Achieving Level 3 or Level 4 maturity requires both the right organizational model and the right technology. River Logic‘s prescriptive analytics platform is purpose-designed for this level of integration — delivering financially grounded network optimization that empowers supply chain and finance leaders to make capital allocation decisions with shared analytical confidence, moving your organization toward the top tier of supply chain financial performance.

What is supply chain network design?

Supply chain network design is the strategic discipline of determining the optimal configuration of facilities, suppliers, inventory positions, and transportation lanes to meet service requirements at minimum total cost — increasingly defined in terms of full financial impact rather than logistics spend alone.

How do you connect supply chain network design to ROIC targets?

By modeling the asset base implied by each network configuration — facilities, inventory, equipment — and calculating the net operating profit after tax (NOPAT) generated by that asset base. Network scenarios that fall below the corporate ROIC hurdle rate are eliminated or restructured regardless of their service profile.

What is total landed cost and why does it matter for supply chain network design?

Total landed cost is the full cost of delivering a product to a customer, including manufacturing, procurement, transportation, duties, taxes, inventory carrying costs, and service failure penalties. It is the correct cost metric for network design because it captures financial trade-offs that unit freight rates obscure.

How often should supply chain network design be reviewed for financial alignment?

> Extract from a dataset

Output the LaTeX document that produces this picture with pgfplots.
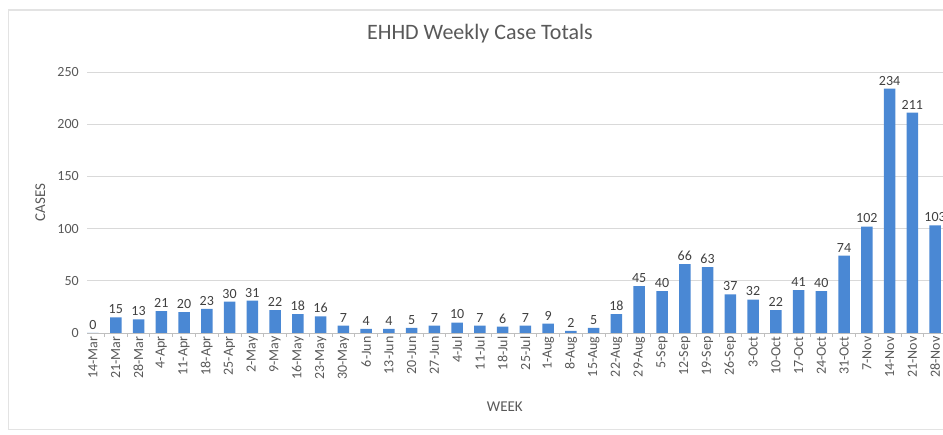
\documentclass[border=0pt]{standalone}
\usepackage{fontspec}
\setmainfont{Carlito}
\usepackage{pgfplots}
\pgfplotsset{compat=1.18}

\definecolor{barblue}{HTML}{4A88D4}
\definecolor{textgray}{HTML}{595959}
\definecolor{valgray}{HTML}{404040}
\definecolor{gridgray}{HTML}{D9D9D9}
\definecolor{axisgray}{HTML}{BFBFBF}
\definecolor{framegray}{HTML}{E3E3E3}

\begin{document}
\begin{tikzpicture}[x=1pt,y=1pt]
\useasboundingbox (0,0) rectangle (943,434);
\fill[white] (0,0) rectangle (943,434);
\draw[framegray, line width=1.2pt] (8.5,4.5) rectangle (1000,424);
\begin{axis}[
  at={(87.3pt,101pt)}, anchor=south west,
  scale only axis, width=859.2pt, height=261pt,
  ymin=0, ymax=250, ytick={0,50,...,250},
  xmin=-0.25, xmax=37.5,
  ybar, bar width=11.5pt,
  axis lines*=left,
  y axis line style={draw=none},
  x axis line style={draw=axisgray, line width=0.8pt},
  ymajorgrids, grid style={gridgray, line width=0.8pt},
  tick align=outside,
  major tick length=0pt, minor tick length=4pt,
  minor xtick={0.5,1.5,...,36.5},
  every minor tick/.style={axisgray, line width=0.8pt},
  xtick={0,...,37},
  xticklabels={14-Mar,21-Mar,28-Mar,4-Apr,11-Apr,18-Apr,25-Apr,2-May,9-May,16-May,23-May,30-May,6-Jun,13-Jun,20-Jun,27-Jun,4-Jul,11-Jul,18-Jul,25-Jul,1-Aug,8-Aug,15-Aug,22-Aug,29-Aug,5-Sep,12-Sep,19-Sep,26-Sep,3-Oct,10-Oct,17-Oct,24-Oct,31-Oct,7-Nov,14-Nov,21-Nov,28-Nov},
  x tick label style={rotate=90, anchor=east, font=\fontsize{14}{14}\selectfont, text=textgray},
  y tick label style={font=\fontsize{14}{14}\selectfont, text=textgray, xshift=-5pt},
  /pgf/number format/assume math mode=true,
  title={EHHD Weekly Case Totals},
  title style={at={(axis description cs:0.457,1)}, anchor=center, yshift=32pt,
    font=\fontsize{22}{22}\selectfont, text=textgray},
  xlabel={WEEK},
  every axis x label/.style={at={(axis description cs:0.486,0)}, anchor=center, yshift=-74pt,
    font=\fontsize{15}{15}\selectfont, text=textgray},
  ylabel={CASES},
  every axis y label/.style={at={(axis description cs:-0.0547,0.5)}, rotate=90, anchor=center,
    font=\fontsize{15}{15}\selectfont, text=textgray},
  nodes near coords,
  every node near coord/.append style={font=\fontsize{14}{14}\selectfont, text=valgray},
  clip=false,
]
\addplot[fill=barblue, draw=none] coordinates {
  (0,0) (1,15) (2,13) (3,21) (4,20) (5,23) (6,30) (7,31) (8,22) (9,18)
  (10,16) (11,7) (12,4) (13,4) (14,5) (15,7) (16,10) (17,7) (18,6) (19,7)
  (20,9) (21,2) (22,5) (23,18) (24,45) (25,40) (26,66) (27,63) (28,37) (29,32)
  (30,22) (31,41) (32,40) (33,74) (34,102) (35,234) (36,211) (37,103)
};
\end{axis}
\end{tikzpicture}
\end{document}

Best practice has shifted from periodic (every 3–5 years) to continuous, with major strategic reviews tied to the annual operating plan and tactical reviews embedded in quarterly S&OP cycles. Continuous optimization platforms now enable rolling reassessment against live financial data.

Can supply chain network design reduce working capital?

Yes — significantly. Reducing echelon depth, centralizing safety stock, improving demand signal fidelity, and shortening transit times all directly reduce days inventory outstanding (DIO), which is the primary supply chain driver of working capital consumption.

What is the difference between cost optimization and financial optimization in network design?

Cost optimization minimizes total supply chain spend subject to service constraints. Financial optimization maximizes a financial objective — ROIC, FCF, EBITDA — subject to both service and operational constraints. The latter incorporates capital allocation, tax positioning, and cash flow timing that cost optimization ignores.

What technology is needed to align supply chain network design with financial goals?

You need a prescriptive analytics platform that can model physical supply chain parameters and financial outcomes in a single integrated model, run multi-scenario analysis at enterprise scale, and produce outputs in both operational and financial terms — enabling supply chain and finance teams to work from a shared analytical foundation.